By Anne Harding
SUNDAY, March 25, 2012 (Health.com) — Popcorn isn’t just low in calories and high in fiber. Turns out the popular snack is chock full of antioxidants, too.
Per serving, plain popcorn contains nearly twice as many polyphenols as the average fruit, according to the preliminary results of a laboratory analysis presented today at the annual meeting of the American Chemical Society.
Polyphenols, a type of plant-based chemical found in foods ranging from vegetables to chocolate, help neutralize the harmful substances known as free radicals and are thought to protect against heart disease and other health problems.
“Nobody had paid much attention to popcorn as a source of anything other than fiber,” says lead researcher Joe Vinson, Ph.D., a professor of chemistry at the University of Scranton, in Pennsylvania, which funded the study. “Popcorn has more antioxidants in total than other snack foods that you can consume, and it also has quite a bit of fiber.”
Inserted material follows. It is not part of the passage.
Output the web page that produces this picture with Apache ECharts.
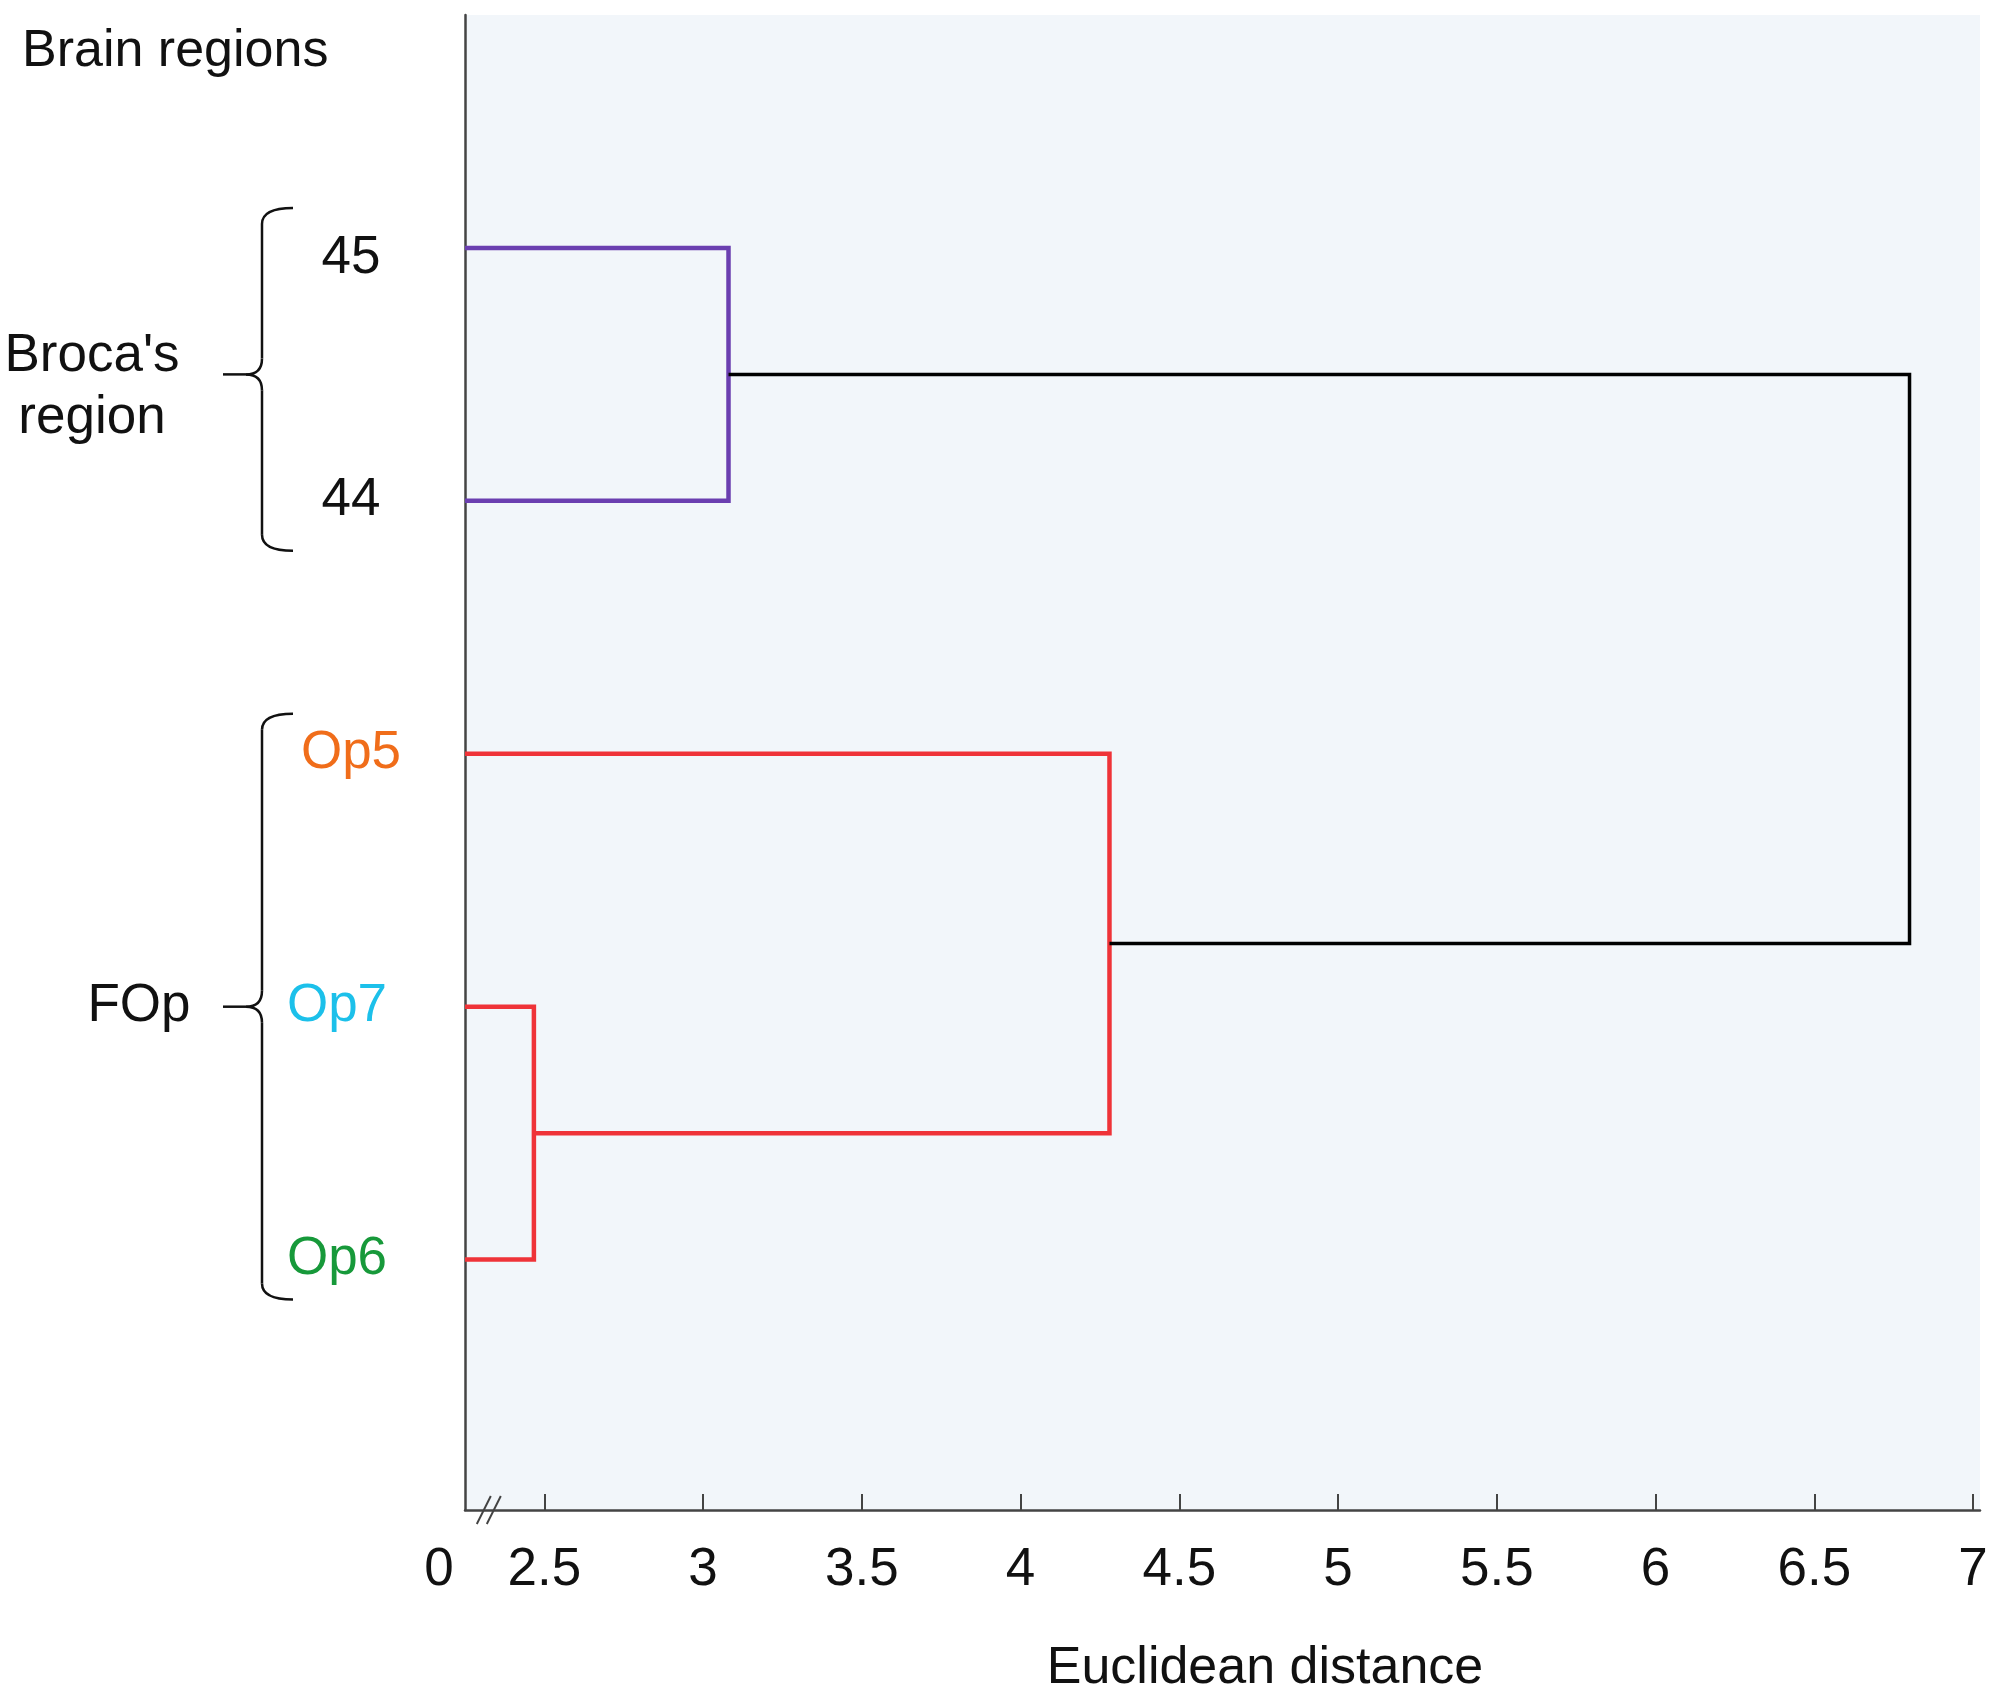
<!DOCTYPE html>
<html>
<head>
<meta charset="utf-8">
<script src="https://cdn.jsdelivr.net/npm/echarts@6/dist/echarts.min.js"></script>
<style>
  html, body { margin: 0; padding: 0; background: #fff; }
  #main { width: 1995px; height: 1703px; }
</style>
</head>
<body>
<div id="main"></div>
<script>
// leaves, top to bottom
var leafNames = ['45', '44', 'Op5', 'Op7', 'Op6'];
var leafColors = ['#111111', '#111111', '#f06d1a', '#1cc0ea', '#17993a'];
// merges: nodes 0-4 are leaves, 5.. are the merges in this order
var mergeLeft = [0, 3, 2, 5];
var mergeRight = [1, 4, 6, 7];
var mergeDist = [3.08, 2.17, 4.28, 6.80];
var mergeColors = ['#6b3fb0', '#ef3338', '#ef3338', '#000000'];
// x axis ticks (Euclidean distance)
var xTicks = [2.5, 3, 3.5, 4, 4.5, 5, 5.5, 6, 6.5, 7];
// groups of leaves (1-based leaf positions)
var groupNames = ["Broca's\nregion", 'FOp'];
var groupFrom = [1, 3];
var groupTo = [2, 5];
var groupMid = [1.5, 4];

// broken axis: 0..2.5 squeezed, then linear
function toAxis(v) { return v <= 2.5 ? v * 0.1 : 0.25 + (v - 2.5); }
function fromAxis(c) { return c <= 0.25 ? c * 10 : c - 0.25 + 2.5; }

var FONT = 'Liberation Sans, Arial, sans-serif';

// node positions
var nodeX = [], nodeY = [];
leafNames.forEach(function (n, i) { nodeX.push(0); nodeY.push(i + 1); });
mergeDist.forEach(function (d, k) {
    var a = mergeLeft[k], b = mergeRight[k];
    nodeX.push(d);
    nodeY.push((nodeY[a] + nodeY[b]) / 2);
});

var series = mergeDist.map(function (d, k) {
    var a = mergeLeft[k], b = mergeRight[k];
    return {
        type: 'line',
        symbol: 'none',
        silent: true,
        lineStyle: { color: mergeColors[k], width: k === 3 ? 3.5 : 4.5, join: 'miter' },
        data: [
            [toAxis(nodeX[a]), nodeY[a]],
            [toAxis(d), nodeY[a]],
            [toAxis(d), nodeY[b]],
            [toAxis(nodeX[b]), nodeY[b]]
        ]
    };
});

// 标签微调: 45 略低, Op7/Op6 略偏左
var labelPad = [[20, 0, 0, 0], [0, 0, 0, 0], [0, 0, 0, 0], [0, 28, 0, 0], [0, 28, 0, 0]];
var rich = {};
leafNames.forEach(function (n, i) {
    rich['l' + i] = {
        color: leafColors[i], fontSize: 53, fontFamily: FONT,
        padding: labelPad[i]
    };
});

var myChart = echarts.init(document.getElementById('main'));
var option = {
    animation: false,
    grid: {
        left: 465, top: 15, width: 1515, height: 1495,
        show: true, backgroundColor: '#f2f6fa', borderWidth: 0
    },
    xAxis: {
        type: 'value',
        min: 0,
        max: 4.772,
        splitLine: { show: false },
        axisLine: { lineStyle: { color: '#444', width: 2.5 } },
        axisTick: {
            inside: true, length: 16,
            lineStyle: { color: '#444', width: 2 },
            customValues: xTicks.map(toAxis)
        },
        axisLabel: {
            margin: 34,
            fontSize: 53,
            fontFamily: FONT,
            color: '#111',
            customValues: [0].concat(xTicks.map(toAxis)),
            formatter: function (c) {
                var v = Math.round(fromAxis(c) * 10) / 10;
                if (v === 0) return '{z|0}';
                return String(v);
            },
            rich: { z: { fontSize: 53, fontFamily: FONT, color: '#111', padding: [0, 52, 0, 0] } }
        }
    },
    yAxis: {
        type: 'value',
        inverse: true,
        min: 0.079,
        max: 5.99,
        splitLine: { show: false },
        axisTick: { show: false },
        axisLine: { show: true, lineStyle: { color: '#444', width: 2.5 } },
        axisLabel: {
            margin: 114,
            align: 'center',
            customValues: [1, 2, 3, 4, 5],
            formatter: function (v) {
                var i = Math.round(v) - 1;
                return '{l' + i + '|' + leafNames[i] + '}';
            },
            rich: rich
        }
    },
    series: series
};
myChart.setOption(option);

// annotations: brackets, group names, titles
var graphics = [];
graphics.push({
    type: 'text', x: 22, y: 52,
    style: { text: 'Brain regions', fontSize: 52, fontFamily: FONT, fill: '#111',
        textAlign: 'left', textVerticalAlign: 'middle' }
});
graphics.push({
    type: 'text', x: 1265, y: 1669,
    style: { text: 'Euclidean distance', fontSize: 52, fontFamily: FONT, fill: '#111',
        textAlign: 'center', textVerticalAlign: 'middle' }
});
var braceStyle = { fill: null, stroke: '#111', lineWidth: 2.5 };
var bottomPad = [50, 40];
groupNames.forEach(function (name, g) {
    var top = myChart.convertToPixel({ gridIndex: 0 }, [0, groupFrom[g]])[1] - 40;
    var bot = myChart.convertToPixel({ gridIndex: 0 }, [0, groupTo[g]])[1] + bottomPad[g];
    var mid = myChart.convertToPixel({ gridIndex: 0 }, [0, groupMid[g]])[1];
    var xv = 262, xr = 293, xl = 223, r = 16;
    // top hook, upper stem, tip, lower stem, bottom hook
    graphics.push({ type: 'bezierCurve', shape: { x1: xr, y1: top, x2: xv, y2: top + r, cpx1: xv, cpy1: top }, style: braceStyle });
    graphics.push({ type: 'line', shape: { x1: xv, y1: top + r, x2: xv, y2: mid - r }, style: braceStyle });
    graphics.push({ type: 'bezierCurve', shape: { x1: xv, y1: mid - r, x2: xv - 16, y2: mid, cpx1: xv, cpy1: mid }, style: braceStyle });
    graphics.push({ type: 'line', shape: { x1: xv - 16, y1: mid, x2: xl, y2: mid }, style: braceStyle });
    graphics.push({ type: 'bezierCurve', shape: { x1: xv - 16, y1: mid, x2: xv, y2: mid + r, cpx1: xv, cpy1: mid }, style: braceStyle });
    graphics.push({ type: 'line', shape: { x1: xv, y1: mid + r, x2: xv, y2: bot - r }, style: braceStyle });
    graphics.push({ type: 'bezierCurve', shape: { x1: xv, y1: bot - r, x2: xr, y2: bot, cpx1: xv, cpy1: bot }, style: braceStyle });
    var lines = name.split('\n');
    graphics.push({
        type: 'text',
        x: lines.length > 1 ? 92 : 139,
        y: lines.length > 1 ? mid + 13 : mid,
        style: { text: name, fontSize: 53, fontFamily: FONT, fill: '#111',
            textAlign: 'center', textVerticalAlign: 'middle', lineHeight: 62 }
    });
});
// break mark on the x axis
var bp = myChart.convertToPixel({ gridIndex: 0 }, [0.075, 5.99]);
[-5, 5].forEach(function (dx) {
    graphics.push({
        type: 'line',
        shape: { x1: bp[0] + dx - 7, y1: bp[1] + 14, x2: bp[0] + dx + 7, y2: bp[1] - 14 },
        style: { stroke: '#444', lineWidth: 2 }
    });
});
myChart.setOption({ graphic: graphics });

window.onresize = function () {
    myChart.resize();
};
</script>
</body>
</html>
Vinson and his colleagues analyzed four brands of commercially available popcorn. After grinding kernels (both popped and unpopped) into a fine powder, they separated out the polyphenols by adding a pair of solvents—a process that roughly mimics what happens in the stomach as food is digested, Vinson says.
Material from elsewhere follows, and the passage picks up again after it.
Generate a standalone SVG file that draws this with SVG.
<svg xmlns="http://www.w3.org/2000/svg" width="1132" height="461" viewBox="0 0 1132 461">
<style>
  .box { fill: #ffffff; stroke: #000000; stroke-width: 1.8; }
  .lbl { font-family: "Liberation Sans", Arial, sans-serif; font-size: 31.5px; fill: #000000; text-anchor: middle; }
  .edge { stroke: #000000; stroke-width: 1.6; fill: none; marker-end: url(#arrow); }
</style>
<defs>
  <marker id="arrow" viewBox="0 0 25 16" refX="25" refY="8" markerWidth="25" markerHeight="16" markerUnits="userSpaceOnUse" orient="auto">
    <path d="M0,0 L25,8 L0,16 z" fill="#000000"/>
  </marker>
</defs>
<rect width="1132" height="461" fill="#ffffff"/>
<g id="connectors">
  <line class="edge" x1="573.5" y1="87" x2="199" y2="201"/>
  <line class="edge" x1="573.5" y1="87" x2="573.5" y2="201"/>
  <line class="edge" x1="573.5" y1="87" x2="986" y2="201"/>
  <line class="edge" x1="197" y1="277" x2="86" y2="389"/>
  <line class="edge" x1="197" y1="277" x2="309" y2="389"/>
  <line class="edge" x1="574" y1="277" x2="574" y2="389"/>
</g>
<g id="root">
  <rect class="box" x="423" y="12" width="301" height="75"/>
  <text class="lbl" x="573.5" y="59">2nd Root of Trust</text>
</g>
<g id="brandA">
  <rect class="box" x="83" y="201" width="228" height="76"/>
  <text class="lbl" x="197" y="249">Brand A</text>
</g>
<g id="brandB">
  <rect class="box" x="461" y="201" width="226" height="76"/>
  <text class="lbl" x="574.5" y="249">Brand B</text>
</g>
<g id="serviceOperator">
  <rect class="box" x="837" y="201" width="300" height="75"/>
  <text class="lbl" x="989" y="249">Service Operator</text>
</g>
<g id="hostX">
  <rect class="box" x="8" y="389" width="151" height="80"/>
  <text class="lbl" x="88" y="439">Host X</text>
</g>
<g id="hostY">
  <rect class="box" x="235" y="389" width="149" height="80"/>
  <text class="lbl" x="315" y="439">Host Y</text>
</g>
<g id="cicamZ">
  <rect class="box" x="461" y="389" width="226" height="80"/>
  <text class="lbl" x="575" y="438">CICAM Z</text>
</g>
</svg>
A single serving of popcorn—about two tablespoons of unpopped kernels—contained up to 300 milligrams of polyphenols, the researchers found. By contrast, the average polyphenol content of fruit is about 160 milligrams per serving, while a single serving of sweet corn contains 114 milligrams.
Some types of polyphenols are pigments, and in fruit the biggest concentrations tend to be found in the skin and seeds. Similarly, the hull or outer skin of the corn kernel—the stuff that gets stuck in your teeth when you’re munching away—was the richest polyphenol source. “That’s where the antioxidants are, that’s where the fiber is,” Vinson says. “You shouldn’t throw that out.”